Platts: As oil prices push towards $60/b, are we witnessing a "dead cat bounce"?
OREANDA-NEWS. On February 9 over 600 delegates crammed into London’s Mayfair Hotel for the Platts London Oil Forum 2015. I’ve lost count of how many times I’ve attended this annual event, which traditionally kicks off IP Week – it’s a fantastic opportunity for the industry to come together, and invariably features stimulating debate.
But this year was different; very different.
Gone were the re-occurring debates about the unrelenting declining of the European refining sector and the ever expanding appetite of the big four Asian consumers of crude — China, South Korea, Japan and India. Largely because at this point in time we find ourselves in what will undoubtedly be considered a very notable point in the history of oil markets.
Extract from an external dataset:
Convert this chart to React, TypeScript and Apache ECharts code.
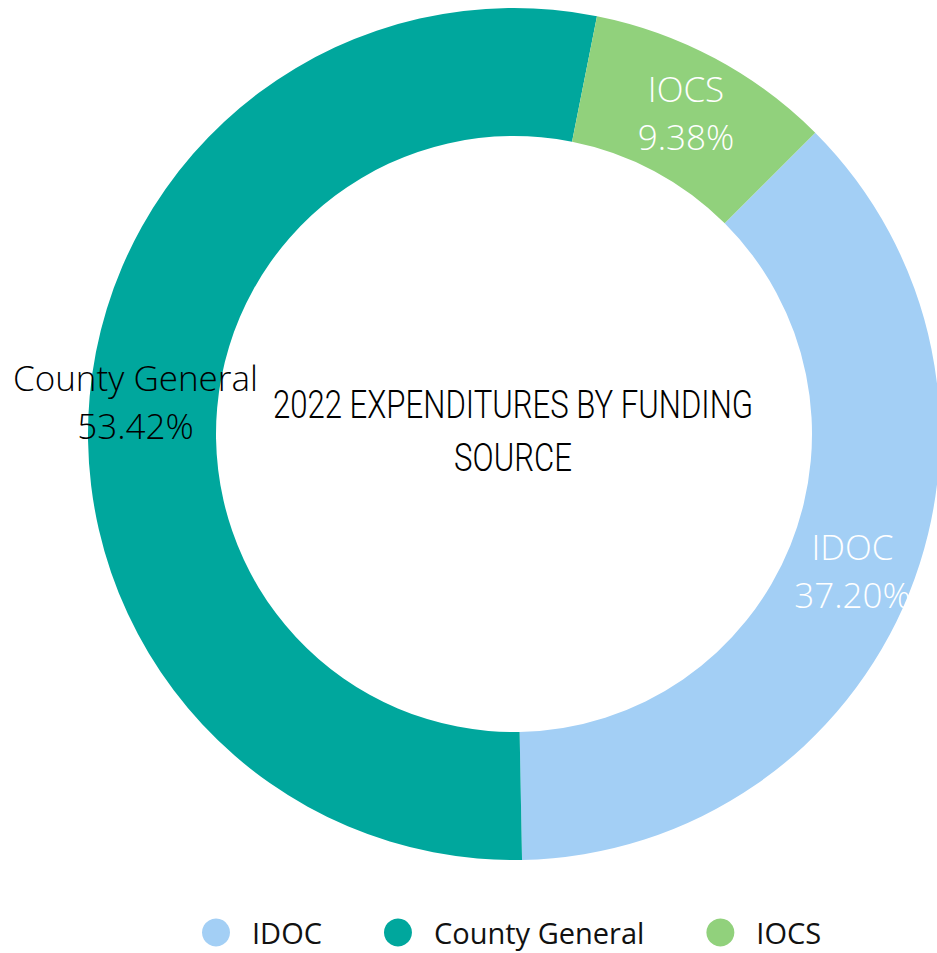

As we have all witnessed, the last few years of range-bound prices of \$100-\$115 a barrel have given way, since mid-2014, to lows not hit since early 2009. Even more fascinating, in February the benchmark Dated Brent crude price has been slogging its way inch by inch back up to not far off \$60/b (\$57.16/b to be precise).
And what that means is extremely hard to determine.
Could this be the market readjusting, the fall in prices being led by companies settling long-term positions, with the futures markets not necessarily reflecting the physical? Or, moreover, have the prices we have seen were been a major overreaction to oversupply?
This view is given credence by a preliminary report by the Bank for International Settlements, as the Financial Times detailed on February 7.
“The near 50 per cent fall in oil prices since mid-June cannot be solely explained by changes in consumption and production…[BIS said] heavy trading on commodity futures markets has also played a part.”
It could even be argued that the brutal round of capital spending cuts announced by oil majors and second tier players – an act possibly destined to drive the price back up in the medium term, as production inevitably comes down – has actually had the effect of nudging prices back up in the short term?
The news on February 9 that OPEC expected global supply growth to slow (see Stuart Elliot’s blog: Is OPEC’s strategy working? ) in 2015 as oil companies reduced spending and drilled less, would certainly add weight to this argument, with crude futures trading higher as a consequence.Alternatively, are we currently witnessing what’s called “a dead cat bounce?” Which is a term once favoured on Wall Street to describe a small, brief recovery in the price of a stock, before it slips its sorry way back down. Has, therefore, the recalibration of financial positions in a low oil price environment given the markets a temporary illusion of upward movement?
What can’t be ignored, or course, is that global oil markets still face a massive oversupply. When you factor in that if sanctions were to be lifted against Iran, an estimated 700,000 b/d of additional oil could flood back onto the market, the fears of those with a bearish outlook become clearer.
While the fall in the US rig count is not insignificant, there’s a case to make that US shale players will quickly offset any fall in supply as prices rise, based on the nature of shale production itself; the ability to get crude out of the ground at unbelievable speeds, to switch on mothballed capacity, and the development of “re-fracking” are not to be discounted.
It was no surprise therefore that Platts London Oil Forum was oversubscribed this year, and no surprise that delegates listened that bit harder and talked that bit longer on the complex issues the oil industry faces.
The extremes of outlook were borne out at the Forum: when Platts Roving Reporter and editing desk head-honcho Maurice Geller polled participants on their outlook for oil prices, a slim majority remained in the \$50-\$60/b ball park. But, pertinently, he received estimates as low as \$30/b, and as high as \$90/b in terms of where prices might head — a \$60 spread.
Neil Atkinson, head of Analysis for Lloyds List Intelligence, put the current confusion into sharp focus; he made it clear that the market was certainly still “shell-shocked” by OPEC’s decision to maintain its oil production ceiling, and by just how firm its resolve to do just that had been.
He added that at these prices, high cost producers would lose the most, with the secondary tier of oil majors suffering in particular.
Though there seemed to be a fair amount of long-term bullishness coursing through the rooms of the Mayfair, with many feeling supply would gradually adapt to demand, the mood was definitely tempered with caution. If you were taking the temperature of markets in January 2014 they were best described as lukewarm due to the lack of volatility.
This year there was definitely an underlying fear that you could get burnt by thrusting your hands into uncertain market waters.
This is understandable, given that the industry has apparently been losing an astonishing \$5.4 billion a day since prices fell to six-year lows, not to mention companies’ share prices haemorrhaging value.
The next few weeks of price movements will certainly give a clearer indication whether any upturn will be sustained, or if the sound of felines hitting the hard, unforgiving pavements of the oil markets be heard once more.